Soon enough the desolate setting of “Acrobat” will be deserted once again. But for now, the distant grazing horse fills the gap between Picasso’s two performers. The horse echoes their ease with each other and cements their bond. Right angles also draw the figures together. The man’s boxy physique and sharply angled leg mirror the acrobat’s balletic, blossoming arms and hands. The blue wave of his trunks, flowing into the cloth beneath, connect him to the cool colors of the girl’s body suit, just as the red bow or flower clipped to her hair connects her to the warm colors of the pensive, perceptive, protective man’s shirt and tights.

Crowds departed and tents dismantled. A circus family breathes the absences between performances. Smells of popcorn, lions, and sweat don’t fill the “middle-of-nowhere” air, where one artist nurtures her skills and the other gives his a rest. Except for the ball’s crunch of sand and a few barely heard barks, it’s a time of silence.

In “The Ring of Time,” White claims that one “has to catch the circus unawares to experience its full impact and share its gaudy dream.” It’s a dream that demands “improving a shining ten minutes in the diligent way all serious artists seize free moments to hone the blade of their talent and keep themselves trim,” like a painter drawing in a sketchbook.

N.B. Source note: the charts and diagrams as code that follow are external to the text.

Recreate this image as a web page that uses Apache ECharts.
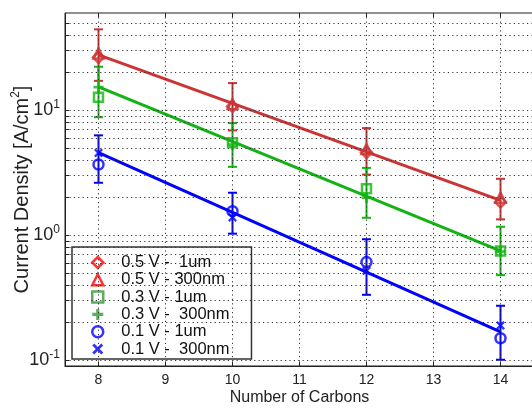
<!DOCTYPE html>
<html>
<head>
<meta charset="utf-8">
<script src="https://cdn.jsdelivr.net/npm/echarts@6/dist/echarts.min.js"></script>
<style>
html,body{margin:0;padding:0;background:#fff;}
#chart{width:532px;height:408px;}
</style>
</head>
<body>
<div id="chart"></div>
<script>
// ---- data ----
const carbons = [8, 10, 12, 14];
const red1um   = [26.5, 10.7, 4.6, 1.85];
const red300nm = [28.5, 11.2, 4.9, 2.0];
const green1um   = [12.7, 5.5, 2.36, 0.75];
const green300nm = [15.3, 5.3, 2.0, 0.74];
const blue1um   = [3.68, 1.56, 0.61, 0.15];
const blue300nm = [4.56, 1.39, 0.52, 0.19];
const redLow  = [17.2, 6.9, 3.06, 1.34];
const redHigh = [44.4, 16.5, 7.2, 2.83];
const greenLow  = [8.8, 3.53, 1.38, 0.48];
const greenHigh = [22.3, 7.9, 3.46, 1.17];
const blueLow  = [2.63, 1.03, 0.334, 0.101];
const blueHigh = [6.3, 2.19, 0.93, 0.273];
const fitX = [8, 14];
const redFit = [27.7, 1.9];
const greenFit = [15.4, 0.75];
const blueFit = [4.58, 0.169];
const legendNames = ['0.5 V -  1um', '0.5 V - 300nm', '0.3 V - 1um', '0.3 V -  300nm', '0.1 V - 1um', '0.1 V -  300nm'];
const xTicks = [8, 9, 10, 11, 12, 13, 14];
const yGrid = [0.1,0.2,0.3,0.4,0.5,0.6,0.7,0.8,0.9,1,2,3,4,5,6,7,8,9,10,20,30,40,50];

const RED = '#cc3333', GREEN = '#12b312', BLUE = '#0000ff';
const FONT = 'Liberation Sans, Arial, Helvetica, sans-serif';
const PLUS = 'path://M3.6,0h2.8v3.6h3.6v2.8h-3.6v3.6h-2.8v-3.6h-3.6v-2.8h3.6z';
const CROSS = 'path://M0,1.8L1.8,0L5,3.2L8.2,0L10,1.8L6.8,5L10,8.2L8.2,10L5,6.8L1.8,10L0,8.2L3.2,5z';

const pairs = (xs, ys) => xs.map((x, i) => [x, ys[i]]);
const errData = (lo, hi) => carbons.map((x, i) => [x, lo[i], hi[i]]);

function errSeries(lo, hi, color) {
  return {
    type: 'custom', z: 3, silent: true,
    data: errData(lo, hi),
    encode: { x: 0, y: [1, 2] },
    renderItem: function (params, api) {
      const x = api.value(0);
      const p1 = api.coord([x, api.value(1)]);
      const p2 = api.coord([x, api.value(2)]);
      const w = 4.5;
      const st = { stroke: color, lineWidth: 2 };
      return { type: 'group', children: [
        { type: 'line', shape: { x1: p1[0], y1: p1[1], x2: p2[0], y2: p2[1] }, style: st },
        { type: 'line', shape: { x1: p1[0] - w, y1: p1[1], x2: p1[0] + w, y2: p1[1] }, style: st },
        { type: 'line', shape: { x1: p2[0] - w, y1: p2[1], x2: p2[0] + w, y2: p2[1] }, style: st }
      ]};
    }
  };
}
function fitSeries(ys, color) {
  return { type: 'line', z: 4, silent: true, data: pairs(fitX, ys), showSymbol: false,
    lineStyle: { color: color, width: 3 } };
}
function hollow(name, ys, color, symbol, size) {
  return { type: 'scatter', name: name, z: 5, data: pairs(carbons, ys), symbol: symbol,
    symbolSize: size, symbolKeepAspect: true,
    itemStyle: { color: 'rgba(255,255,255,0)', borderColor: color, borderWidth: 2.5 } };
}
function filled(name, ys, color, symbol, size) {
  return { type: 'scatter', name: name, z: 5, data: pairs(carbons, ys), symbol: symbol,
    symbolSize: size, symbolKeepAspect: true,
    itemStyle: { color: color, borderWidth: 0 } };
}

const gridStyle = { type: [1.2, 3.2], color: '#333', width: 1 };
const tickStyle = { type: 'solid', color: '#222', width: 1 };
const gridLines = {
  type: 'line', data: [], z: 1, silent: true,
  markLine: {
    silent: true, symbol: ['none', 'none'], label: { show: false }, animation: false,
    lineStyle: gridStyle,
    data: yGrid.map(v => ({ yAxis: v })).concat(xTicks.map(v => ({ xAxis: v })))
  }
};
const tickLines = {
  type: 'line', data: [], z: 2, silent: true,
  markLine: {
    silent: true, symbol: ['none', 'none'], label: { show: false }, animation: false,
    lineStyle: tickStyle,
    data: yGrid.map(v => [{ coord: [7.5, v] }, { coord: [7.56, v] }])
      .concat(xTicks.map(v => [{ coord: [v, 0.09] }, { coord: [v, 0.0969] }]))
      .concat(xTicks.map(v => [{ coord: [v, 60] }, { coord: [v, 55.7] }]))
  }
};

const legendColors = ['#ff0000', '#ff0000', '#339933', '#339933', '#0000ff', '#0000ff'];
const legendHollow = [true, true, true, false, true, false];

const chart = echarts.init(document.getElementById('chart'), null, { renderer: 'canvas' });
chart.setOption({
  animation: false,
  backgroundColor: '#fff',
  textStyle: { fontFamily: FONT },
  grid: { left: 65, right: -2, top: 13, bottom: 42, containLabel: false, outerBoundsMode: 'none',
    show: true, borderColor: '#222', borderWidth: 1, backgroundColor: '#fff' },
  xAxis: {
    type: 'value', min: 7.5, max: 14.5, interval: 0.5,
    name: 'Number of Carbons', nameLocation: 'middle', nameGap: 24, nameMoveOverlap: false,
    nameTextStyle: { fontSize: 16, color: '#222', fontFamily: FONT },
    axisLine: { show: true, lineStyle: { color: '#222', width: 1 } },
    axisTick: { show: false }, splitLine: { show: false },
    axisLabel: { fontSize: 14, color: '#222', margin: 7, fontFamily: FONT,
      formatter: v => (Math.abs(v - Math.round(v)) < 1e-6 && v >= 8 && v <= 14) ? String(Math.round(v)) : '' }
  },
  yAxis: {
    type: 'log', logBase: 10, min: 0.09, max: 60,
    name: 'Current Density [A/cm{s|2}]', nameLocation: 'middle', nameGap: 31, nameRotate: 90,
    nameMoveOverlap: false,
    nameTextStyle: { fontSize: 20, color: '#222', fontFamily: FONT,
      rich: { s: { fontSize: 12, padding: [0, 0, 12, 0], fontFamily: FONT, color: '#222' } } },
    axisLine: { show: true, lineStyle: { color: '#222', width: 1 } },
    axisTick: { show: false }, splitLine: { show: false }, minorTick: { show: false },
    axisLabel: {
      margin: 5, color: '#222', fontFamily: FONT, showMinLabel: false, showMaxLabel: false,
      formatter: function (v) {
        const l = Math.log10(v); const e = Math.round(l);
        if (Math.abs(l - e) > 1e-6) return '';
        return '{b|10}{s|' + e + '}';
      },
      rich: {
        b: { fontSize: 18, color: '#222', fontFamily: FONT },
        s: { fontSize: 12, color: '#222', fontFamily: FONT, padding: [0, 0, 11, 0] }
      }
    }
  },
  legend: {
    orient: 'vertical', left: 72, top: 247,
    backgroundColor: '#fff', borderColor: '#333', borderWidth: 1.5,
    padding: [7, 22, 1.5, 19], itemGap: 0.3, itemWidth: 11, itemHeight: 11,
    textStyle: { fontSize: 16.5, lineHeight: 17, color: '#111', fontFamily: FONT, padding: [0, 0, 0, 13] },
    data: legendNames.map((n, i) => ({
      name: n,
      itemStyle: legendHollow[i]
        ? { color: '#fff', borderColor: legendColors[i], borderWidth: 2.5 }
        : { color: legendColors[i], borderWidth: 0 }
    }))
  },
  series: [
    gridLines, tickLines,
    errSeries(redLow, redHigh, RED), errSeries(greenLow, greenHigh, GREEN), errSeries(blueLow, blueHigh, BLUE),
    fitSeries(redFit, RED), fitSeries(greenFit, GREEN), fitSeries(blueFit, BLUE),
    hollow(legendNames[0], red1um, RED, 'diamond', 11),
    hollow(legendNames[1], red300nm, RED, 'triangle', 10),
    hollow(legendNames[2], green1um, GREEN, 'rect', 9),
    filled(legendNames[3], green300nm, GREEN, PLUS, 10),
    hollow(legendNames[4], blue1um, BLUE, 'circle', 10),
    filled(legendNames[5], blue300nm, BLUE, CROSS, 9)
  ]
});
</script>
</body>
</html>
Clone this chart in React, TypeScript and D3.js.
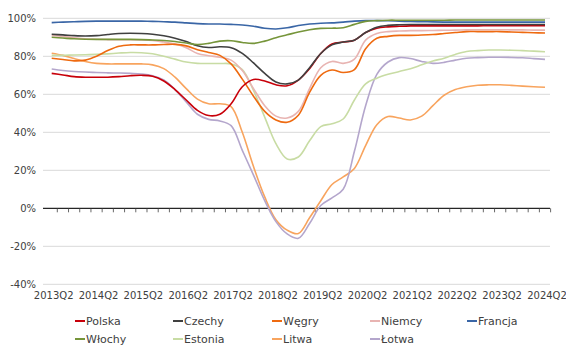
import React from "react";
import * as d3 from "d3";

// Quarters 2013Q2 .. 2024Q2
const quarters: string[] = [];
for (let y = 2013; y <= 2024; y++) {
  for (let q = 1; q <= 4; q++) {
    if (y === 2013 && q < 2) continue;
    if (y === 2024 && q > 2) continue;
    quarters.push(`${y}Q${q}`);
  }
}

const tickLabels = ["2013Q2", "2014Q2", "2015Q2", "2016Q2", "2017Q2", "2018Q2", "2019Q2", "2020Q2", "2021Q2", "2022Q2", "2023Q2", "2024Q2"];
const yTicks = [-40, -20, 0, 20, 40, 60, 80, 100];

const polska = [71.0, 70.2, 69.3, 69.0, 69.0, 69.0, 69.3, 69.8, 70.0, 69.5, 67.0, 62.5, 57.0, 51.5, 48.8, 49.5, 55.0, 64.0, 67.8, 67.0, 65.0, 64.5, 67.5, 73.5, 81.5, 86.5, 87.5, 88.5, 92.5, 94.8, 95.5, 95.8, 96.0, 96.0, 96.0, 96.0, 96.0, 96.0, 96.0, 96.1, 96.1, 96.1, 96.1, 96.1, 96.1];
const czechy = [91.6, 91.3, 90.9, 90.7, 90.9, 91.5, 92.0, 92.1, 92.0, 91.6, 90.8, 89.5, 87.8, 85.5, 84.6, 85.0, 84.5, 81.5, 76.5, 71.0, 66.5, 65.5, 67.5, 74.0, 81.5, 86.0, 87.5, 88.5, 92.5, 95.3, 96.3, 96.6, 96.7, 96.7, 96.7, 96.7, 96.7, 96.7, 96.7, 96.7, 96.7, 96.7, 96.7, 96.7, 96.7];
const wegry = [79.0, 78.3, 77.6, 78.0, 80.0, 83.0, 85.3, 86.0, 86.0, 86.0, 86.2, 86.3, 85.5, 83.5, 82.0, 80.5, 76.0, 68.0, 59.0, 51.0, 46.5, 45.3, 49.0, 61.0, 70.0, 72.8, 71.5, 73.0, 84.0, 89.5, 90.5, 91.0, 91.0, 91.2, 91.5, 92.0, 92.5, 93.0, 93.0, 93.0, 93.0, 92.8, 92.6, 92.4, 92.3];
const niemcy = [91.0, 90.5, 89.8, 89.2, 89.0, 88.8, 88.7, 88.7, 88.6, 88.3, 87.5, 86.5, 84.5, 81.5, 80.3, 79.5, 78.0, 72.5, 63.0, 54.0, 48.5, 47.5, 51.0, 63.0, 74.0, 77.3, 76.3, 78.5, 88.5, 92.0, 93.0, 93.3, 93.5, 93.5, 93.6, 93.7, 93.8, 93.9, 94.0, 94.0, 94.0, 93.9, 93.9, 93.8, 93.8];
const francja = [97.7, 98.0, 98.2, 98.4, 98.5, 98.5, 98.5, 98.5, 98.5, 98.4, 98.2, 98.0, 97.6, 97.2, 97.0, 97.0, 96.8, 96.5, 95.8, 94.8, 94.4, 95.0, 96.2, 97.0, 97.4, 97.6, 98.0, 98.5, 98.8, 98.8, 98.7, 98.5, 98.3, 98.2, 98.1, 98.0, 98.0, 98.0, 98.0, 98.0, 98.0, 98.0, 98.0, 98.0, 98.0];
const wlochy = [90.0, 89.6, 89.2, 89.0, 88.9, 88.9, 88.9, 88.9, 88.8, 88.6, 88.3, 87.8, 87.0, 86.2, 86.8, 88.0, 88.2, 87.3, 86.8, 88.0, 89.8, 91.3, 92.8, 94.0, 94.7, 94.8, 95.0, 96.8, 98.4, 98.8, 99.0, 99.0, 99.0, 99.0, 99.0, 99.0, 99.1, 99.1, 99.1, 99.1, 99.1, 99.1, 99.1, 99.1, 99.1];
const estonia = [80.5, 80.5, 80.7, 80.8, 81.0, 81.3, 81.7, 82.0, 81.9, 81.3, 80.0, 78.5, 77.0, 76.3, 76.2, 76.2, 76.0, 73.0, 62.0, 48.0, 34.0, 26.0, 27.0, 35.5, 43.0, 44.5, 47.0, 57.0, 65.5, 68.5, 70.5, 72.0, 73.5, 75.5, 77.5, 79.0, 81.0, 82.5, 83.0, 83.3, 83.3, 83.2, 83.0, 82.7, 82.4];
const litwa = [81.6, 80.5, 78.8, 77.3, 76.3, 76.0, 76.0, 76.0, 76.0, 75.5, 73.5, 69.0, 63.0, 57.5, 55.0, 55.0, 53.5, 40.0, 22.0, 6.0, -6.0, -11.5, -13.3, -5.0, 4.0, 12.5, 16.5, 21.0, 33.0, 44.0, 48.3, 47.5, 46.5, 48.5, 54.0, 59.5, 62.5, 64.0, 64.8, 65.0, 65.0, 64.7, 64.3, 64.0, 63.7];
const lotwa = [73.3, 72.5, 72.0, 71.7, 71.5, 71.3, 71.2, 71.0, 70.7, 69.8, 67.5, 62.5, 56.0, 49.5, 46.8, 46.0, 43.5, 30.5, 17.5, 4.0, -7.0, -13.5, -15.8, -8.0, 1.5, 5.5, 10.0, 30.0, 54.0, 70.5, 77.0, 79.3, 78.8, 77.3, 76.3, 76.8, 78.0, 79.0, 79.3, 79.5, 79.5, 79.4, 79.2, 78.8, 78.4];

const seriesNames = ["Polska", "Czechy", "Węgry", "Niemcy", "Francja", "Włochy", "Estonia", "Litwa", "Łotwa"];
const seriesValues = [polska, czechy, wegry, niemcy, francja, wlochy, estonia, litwa, lotwa];
const seriesColors = ["#c8000a", "#404040", "#ee6a10", "#e8b4b2", "#3a66a6", "#76953a", "#c8dca4", "#f8a45e", "#b4a6cc"];

// draw order: back to front
const drawOrder = [7, 8, 6, 3, 2, 0, 1, 4, 5];

const W = 566;
const H = 347;
const plotLeft = 43;
const plotRight = 550;
const font = "'DejaVu Sans', sans-serif";
const textColor = "#404040";

export default function App() {
  const x = d3.scalePoint<string>().domain(quarters).range([51.7, 545]);
  const y = d3.scaleLinear().domain([-40, 100]).range([284.3, 18.3]);
  const step = x.step();

  const line = d3
    .line<number>()
    .x((_, i) => x(quarters[i]) as number)
    .y((d) => y(d))
    .curve(d3.curveCatmullRom.alpha(0.5));

  const legendCols = [75, 173, 272, 370, 467];
  const legendRows = [321, 339];

  return (
    <svg
      width={W}
      height={H}
      style={{ position: "absolute", left: 0, top: 0, background: "#fff" }}
      fontFamily={font}
    >
      {/* gridlines */}
      {yTicks.filter((t) => t !== 0).map((t) => (
        <line key={t} x1={plotLeft} x2={plotRight} y1={y(t)} y2={y(t)} stroke="#d9d9d9" strokeWidth={1} />
      ))}
      {/* y labels */}
      {yTicks.map((t) => (
        <text key={t} x={36} y={y(t)} dy="0.36em" textAnchor="end" fontSize={10} fill={textColor}>
          {`${t}%`}
        </text>
      ))}
      {/* zero axis with category ticks */}
      <line x1={plotLeft} x2={plotRight} y1={y(0)} y2={y(0)} stroke="#262626" strokeWidth={1.2} />
      {quarters.map((q) => {
        const tx = (x(q) as number) + step / 2;
        return <line key={q} x1={tx} x2={tx} y1={y(0)} y2={y(0) + 4} stroke="#404040" strokeWidth={0.8} />;
      })}
      {/* x labels */}
      {tickLabels.map((q) => (
        <text key={q} x={(x(q) as number) + 2} y={299} textAnchor="middle" fontSize={10} fill={textColor}>
          {q}
        </text>
      ))}
      {/* series */}
      {drawOrder.map((k) => (
        <path
          key={seriesNames[k]}
          d={line(seriesValues[k]) as string}
          fill="none"
          stroke={seriesColors[k]}
          strokeWidth={1.6}
        />
      ))}
      {/* legend */}
      {seriesNames.map((name, k) => {
        const row = k < 5 ? 0 : 1;
        const col = k < 5 ? k : k - 5;
        const lx = legendCols[col];
        const ly = legendRows[row];
        return (
          <g key={name}>
            <line x1={lx} x2={lx + 10} y1={ly} y2={ly} stroke={seriesColors[k]} strokeWidth={2} />
            <text x={lx + 11} y={ly} dy="0.36em" fontSize={11} fill={textColor}>
              {name}
            </text>
          </g>
        );
      })}
    </svg>
  );
}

Picasso’s 113-year-old painted acrobat and her Samsonian counterpart are as fit today as the day they were born. Both of these timeless, timely, heroic figures, and the mother and child in the background, embody unremarkable routines of lingering consequence. What a nimble feat of balance and strength it is to build an everyday dream that endures.

Where is the dignity and inner strength of Picasso’s strong girl or strong man in our current administration, the grace that White describes as “equilibrium under difficulties?”

The characters of “Acrobat” in their unity and diversity, reflect polarities that balance the off-kilter with the grounded. They embody the kind of glorious, everyday madness that might save us.

Picasso. Blue and Rose continues at the Musée d’Orsay (1 Rue de la Légion d’Honneur, Paris) through January 6, 2019.